Dies ist so nicht mehr möglich. Nach der aktuellen Regelung laufen die Fristen für die Tilgung je nach Schwere der Tat innerhalb von 2,5 bis 10 Jahren ab. Diese Fristen sind jetzt starr werden nicht verlängert. Der Tilgungsfrist schließt sich aber dennoch eine einjährige Überliegefrist an, nach deren Ablauf der Eintrag erst endgültig aus dem Fahreignungsregister gelöscht wird. Innerhalb dieser Überliegefrist darf die Ordnungsbehörde und darf auch das Strafgericht die Eintragung bei der Entscheidung über das Strafmaß für in der Überliegefrist begangene Taten nicht berücksichtigen.

Überliegefrist dient nunmehr einzig und allein der Einhaltung des Tattagprinzips. Für die Beurteilung, wie viele Punkte für einen Betroffenen im Fahreignungsregister eingetragen sind, ist der Tag der Tat entscheidend. Die Punkte gelten bei Vorliegen einer rechtskräftigen Entscheidung über die Tat als bereits am Tag der Tat erworben. Das bedeutet, es spielt keine Rolle, ob zwischen der Tat und beispielsweise der rechtskräftigen Verurteilung Punkte gelöscht wurden. Die wegen der neuen Verurteilung einzutragenden Punkte werden dem Punktestand am Tattag hinzugerechnet. Kommt der Betroffene bei einer solchen Berechnung auf acht Punkte oder mehr, ist die Fahrerlaubnis zu entziehen, unabhängig davon, ob im Zeitpunkt der Verurteilung vielleicht insgesamt weniger Punkte zusammenkommen.

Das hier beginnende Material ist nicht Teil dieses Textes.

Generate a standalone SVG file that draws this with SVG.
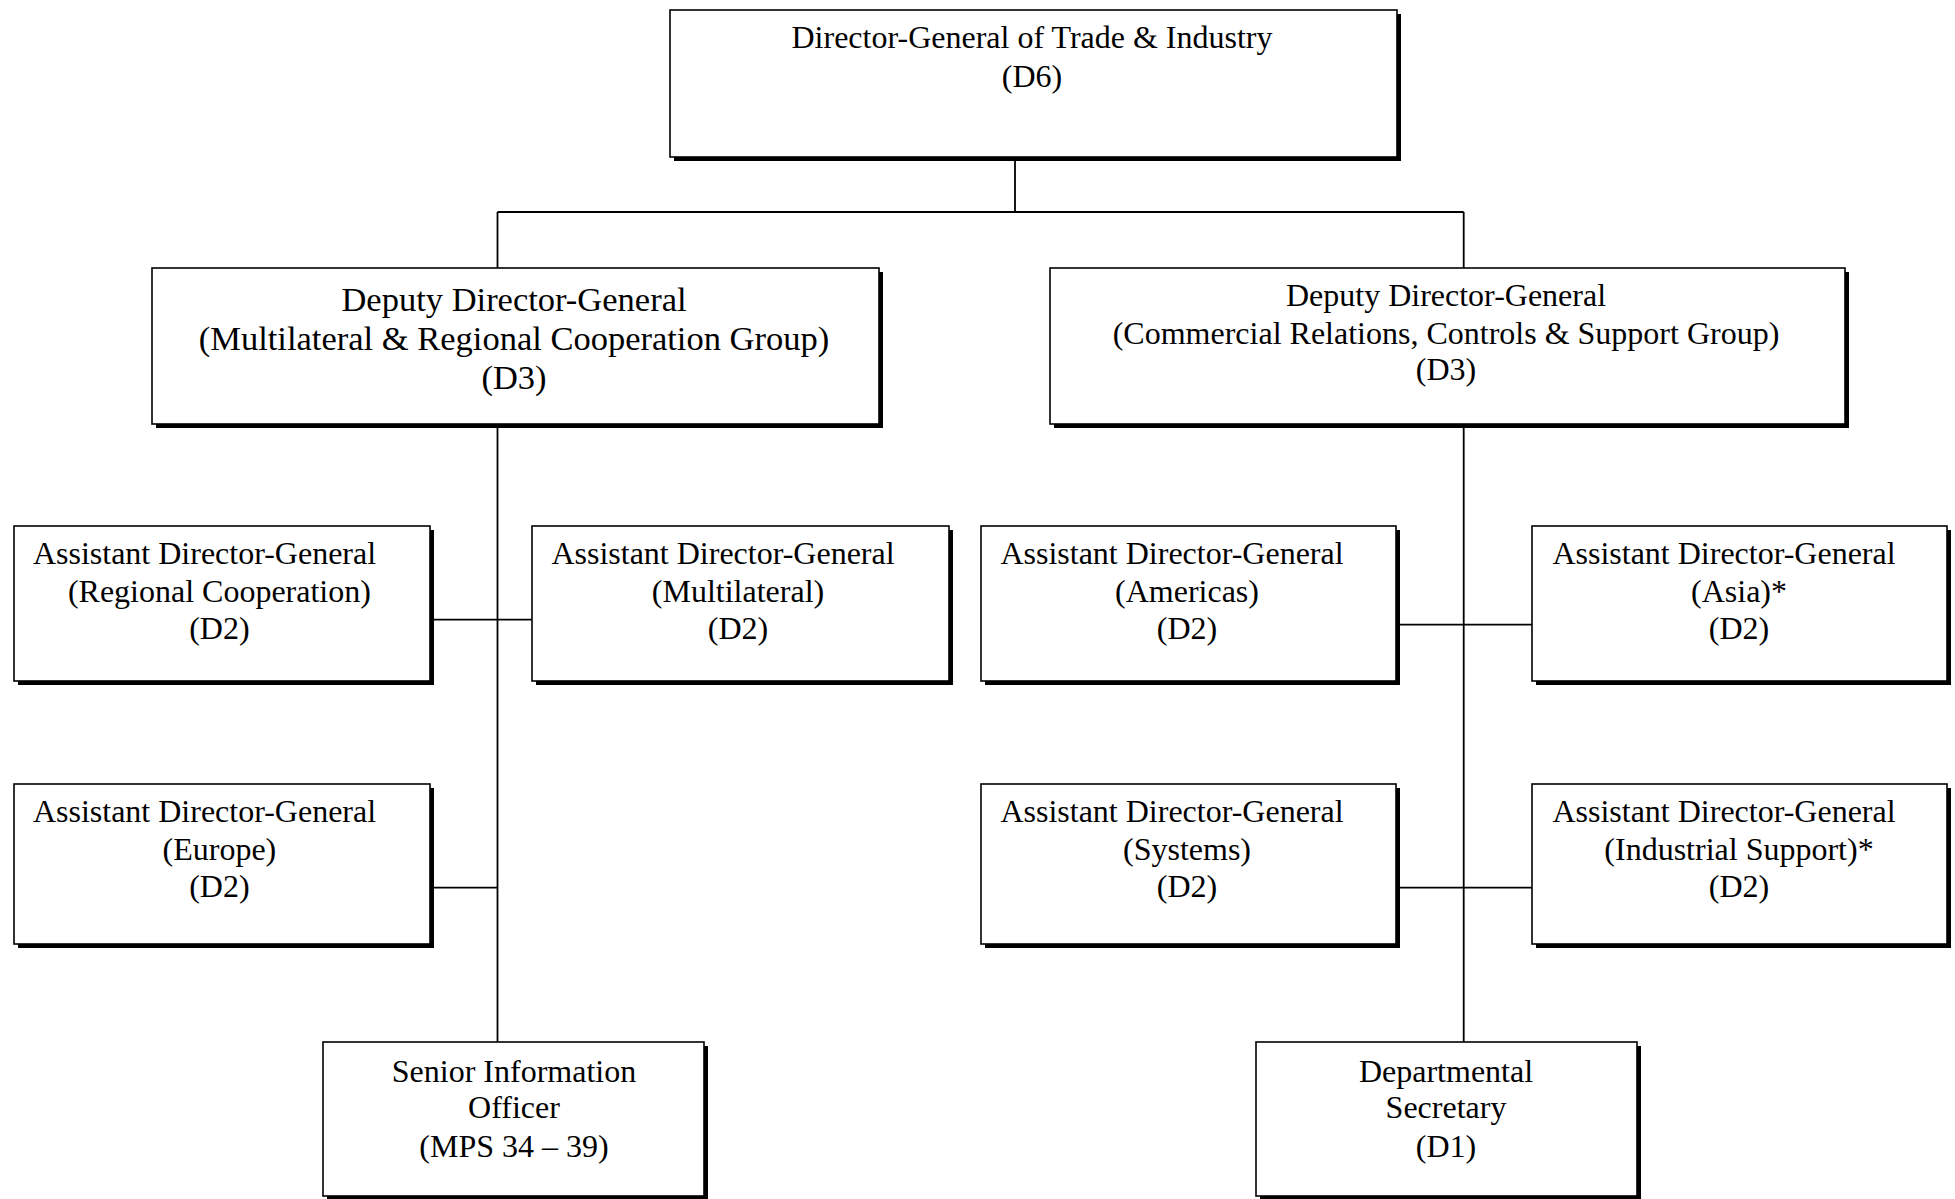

Dies gilt ausdrücklich nur und ausschließlich für solche Taten, die vor der Tilgung der anderen für die Punkteberechnung relevanten Taten begangen wurden.

Diese Art der Berechnung des Punktestandes findet ihre Begründung darin, dass der Gesetzgeber davon ausgeht, ein Fahrerlaubnisinhaber sei, wenn er einmal acht eingetragene und ungetilgte Punkte im Fahreignungsregister erreicht hat, unabhängig von anderen Tatsachen ungeeignet ein Kraftfahrzeug im Straßenverkehr zu führen. Es folgt eine Wiedererteilungssperre von mindestens sechs Monaten und regelmäßig das Erfordernis der Vorlage einer MPU bei der Wiedererteilung.

Was bedeutet das für den Verteidiger? Der hat es in einem solchen Fall nicht leicht. Hat der Mandant vor Tilgung der letzten für die Berechnung einer Gesamtpunktzahl erheblichen Tat eine weitere begangen, bleibt taktisch gesehen, nur das Spiel auf Zeit. Je nach Lage des Falls und Arbeitsgeschwindigkeit der Behörden und der Gerichte, ist es aber manchmal möglich, die rechtskräftige Entscheidung über die Tat bis zum Ablauf der Überliegefrist zu verzögern, mit der Folge, dass eine Addition der nunmehr gelöschten Punkte auch im Tatzeitpunkt nicht mehr möglich ist.